Back to accountability
The new government has its work cut out in terms of reviving the criminal justice system, which has been run to the ground by the Maoist juggernaut. The police, district attorneys as well as the entire court system have been weakened, the proof of it to be found in the disinclination to pursue conflict-era atrocities by both state and insurgents. A case in point is the police refusing to provide fortnightly reports as demanded by the Supreme Court on the case against UCPN (Maoist) spokesman Agni Sapkota (re the murder of Arjun Bahadur Lama).
Today is the 127th day of a hunger strike satyagraha by Nanda Prasad and Gangamaya Adhikari. The special investigation team headed by police DIG Ganesh Rai does not seem to have visited the place of the murder of Krishna Prasad Adhikari in 2004, at Bakular Chowk in Chitwan. Other police officers claim that the killers have been identified but are not moving beyond that. They are obviously waiting for instructions from on high, and so, as the couple becomes weaker (kept alive by intravenous protein feed), all eyes are on Prime Minister Koirala and Home Minister Bam Dev Gautam.
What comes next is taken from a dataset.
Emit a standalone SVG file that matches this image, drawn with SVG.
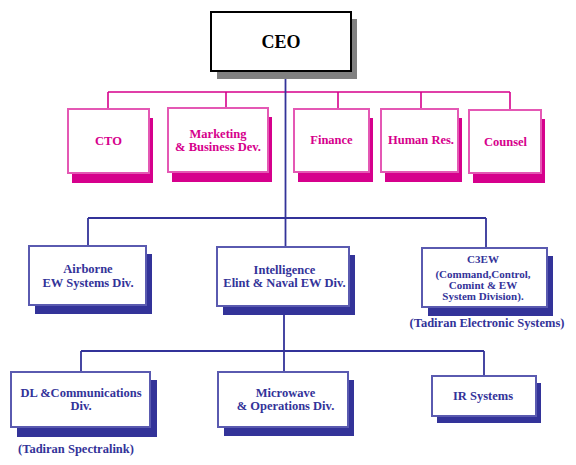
<svg xmlns="http://www.w3.org/2000/svg" width="576" height="465" viewBox="0 0 576 465">
<style>
  text { font-family: "Liberation Serif", "DejaVu Serif", serif; font-weight: 700; text-anchor: middle; }
  .ceo-sh { fill: #808080; }
  .ceo-box { fill: #ffffff; stroke: #000000; stroke-width: 2; }
  .ceo-t { fill: #000000; font-size: 18px; }
  .p-sh { fill: #d6008c; }
  .p-box { fill: #ffffff; stroke: #e458b4; stroke-width: 2; }
  .p-t { fill: #d6008c; font-size: 12.5px; }
  .b-sh { fill: #333399; }
  .b-box { fill: #ffffff; stroke: #5a5ab0; stroke-width: 2; }
  .b-t { fill: #333399; font-size: 12.5px; }
  .b-s { fill: #333399; font-size: 11px; }
  .pl { stroke: #d6008c; stroke-width: 1.6; fill: none; }
  .bl { stroke: #333399; stroke-width: 1.8; fill: none; }
</style>
<rect width="576" height="465" fill="#ffffff"/>
<g id="connectors">
  <path class="pl" d="M108 92 H510 M108 92 V109 M226 92 V108 M338 92 V109 M421 92 V109 M510 92 V110"/>
  <path class="bl" d="M285.5 71 V247"/>
  <path class="bl" d="M88 218 H486 M88 218 V246 M486 218 V248"/>
  <path class="bl" d="M284 306 V372 M81 351 H484 M81 351 V372 M484 351 V376"/>
</g>
<g id="ceo">
  <rect class="ceo-sh" x="217" y="19" width="140" height="60"/>
  <rect class="ceo-box" x="211" y="12" width="140" height="59"/>
  <text class="ceo-t" x="281" y="48">CEO</text>
</g>
<g id="cto">
  <rect class="p-sh" x="72" y="118" width="81" height="65"/>
  <rect class="p-box" x="68" y="109" width="81" height="64"/>
  <text class="p-t" x="108.5" y="145">CTO</text>
</g>
<g id="marketing">
  <rect class="p-sh" x="172" y="117" width="100" height="65"/>
  <rect class="p-box" x="168" y="108" width="100" height="64"/>
  <text class="p-t" x="218" y="138">Marketing</text>
  <text class="p-t" x="218" y="151">&amp; Business Dev.</text>
</g>
<g id="finance">
  <rect class="p-sh" x="298" y="118" width="75" height="64"/>
  <rect class="p-box" x="294" y="109" width="75" height="63"/>
  <text class="p-t" x="331.5" y="144">Finance</text>
</g>
<g id="human-res">
  <rect class="p-sh" x="385" y="118" width="77" height="64"/>
  <rect class="p-box" x="381" y="109" width="77" height="63"/>
  <text class="p-t" x="421" y="144">Human Res.</text>
</g>
<g id="counsel">
  <rect class="p-sh" x="473" y="119" width="72" height="64"/>
  <rect class="p-box" x="469" y="110" width="72" height="63"/>
  <text class="p-t" x="505.5" y="146">Counsel</text>
</g>
<g id="airborne">
  <rect class="b-sh" x="35" y="254" width="117" height="60"/>
  <rect class="b-box" x="29" y="246" width="117" height="59"/>
  <text class="b-t" x="88" y="273">Airborne</text>
  <text class="b-t" x="88" y="287">EW Systems Div.</text>
</g>
<g id="intelligence">
  <rect class="b-sh" x="223" y="255" width="132" height="60"/>
  <rect class="b-box" x="217" y="247" width="132" height="59"/>
  <text class="b-t" x="284.5" y="274">Intelligence</text>
  <text class="b-t" x="284.5" y="287">Elint &amp; Naval EW Div.</text>
</g>
<g id="c3ew">
  <rect class="b-sh" x="428" y="256" width="125" height="60"/>
  <rect class="b-box" x="422" y="248" width="125" height="59"/>
  <text class="b-s" x="483" y="263">C3EW</text>
  <text class="b-s" x="483" y="278">(Command,Control,</text>
  <text class="b-s" x="483" y="289">Comint &amp; EW</text>
  <text class="b-s" x="483" y="300">System Division).</text>
  <text class="b-t" x="487" y="327">(Tadiran Electronic Systems)</text>
</g>
<g id="dl-comm">
  <rect class="b-sh" x="17" y="380" width="140" height="57"/>
  <rect class="b-box" x="11" y="372" width="139" height="55"/>
  <text class="b-t" x="81" y="397">DL &amp;Communications</text>
  <text class="b-t" x="81" y="410">Div.</text>
  <text class="b-t" x="76" y="453">(Tadiran Spectralink)</text>
</g>
<g id="microwave">
  <rect class="b-sh" x="224" y="380" width="130" height="56"/>
  <rect class="b-box" x="218" y="372" width="130" height="55"/>
  <text class="b-t" x="285.5" y="397">Microwave</text>
  <text class="b-t" x="285.5" y="410">&amp; Operations Div.</text>
</g>
<g id="ir-systems">
  <rect class="b-sh" x="437" y="383" width="104" height="40"/>
  <rect class="b-box" x="432" y="376" width="104" height="40"/>
  <text class="b-t" x="483" y="400">IR Systems</text>
</g>
</svg>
Nepal’s international affairs have been in continuous decline during the ‘transitional period’ since 2006, quite a deceleration for a sovereign country. Ambassadorial appointments have been a national embarrassment, Barakhamba Road in Delhi has been devoid of a plenipotentiary for three years running and the pressing demand for diplomatic representation in the Gulf states and Malaysia (to serve more than two million migrant workers) has not been met. The past few years saw the two neighbours muscle in on the polity, even as donor organisations defined the terrain on which they would operate in Nepal, including in constitution-writing itself.
Nepal needs to convince the world that this society is resilient and that it is on the mend following the November 19 elections. The Koirala government must ramp up diplomacy to bring Nepal’s image up to where it truly represents the people’s spirit, so that the economy gets a boost and—inshallah!—our passport gets more respect. Let us hope that there will be enough to show by the time of the Saarc Summit, which Kathmandu gets to host in November this year.
Elections for local government (villages, districts and municipalities) have become critical. The last polls were held 16 years ago and we have not had elected local representatives for 11 years. This has led to a distortion in our democracy, corrupted political actors from the villages on up, derailed development works and blocked services from reaching the poorest.
Prime Minister Koirala has promised local elections by April-May and the donor community fortunately is active on this front, but the shoals are visible. Some Madhesi leaders and the UCPN (Maoist) as a whole are dead-set against local elections in the spring, and their resistance needs to be overcome. There is also the danger that the UML as the main coalition partner will become preoccupied with its upcoming general convention, enough to push back elections. Those who worry that local polls will vitiate the constitutional agenda need to be convinced that only some district boundaries could change (if at all), for which provisos can be made. The citizenry at the grassroots in mountain, hill and plain cannot be short-changed any longer.
The road to normalcy in Nepal would be guaranteed if the November elections were to be followed up by April-May local level polls. Given that Nepal’s ‘season of discontent’ has traditionally been springtime, on that score as well, local elections would be more productive.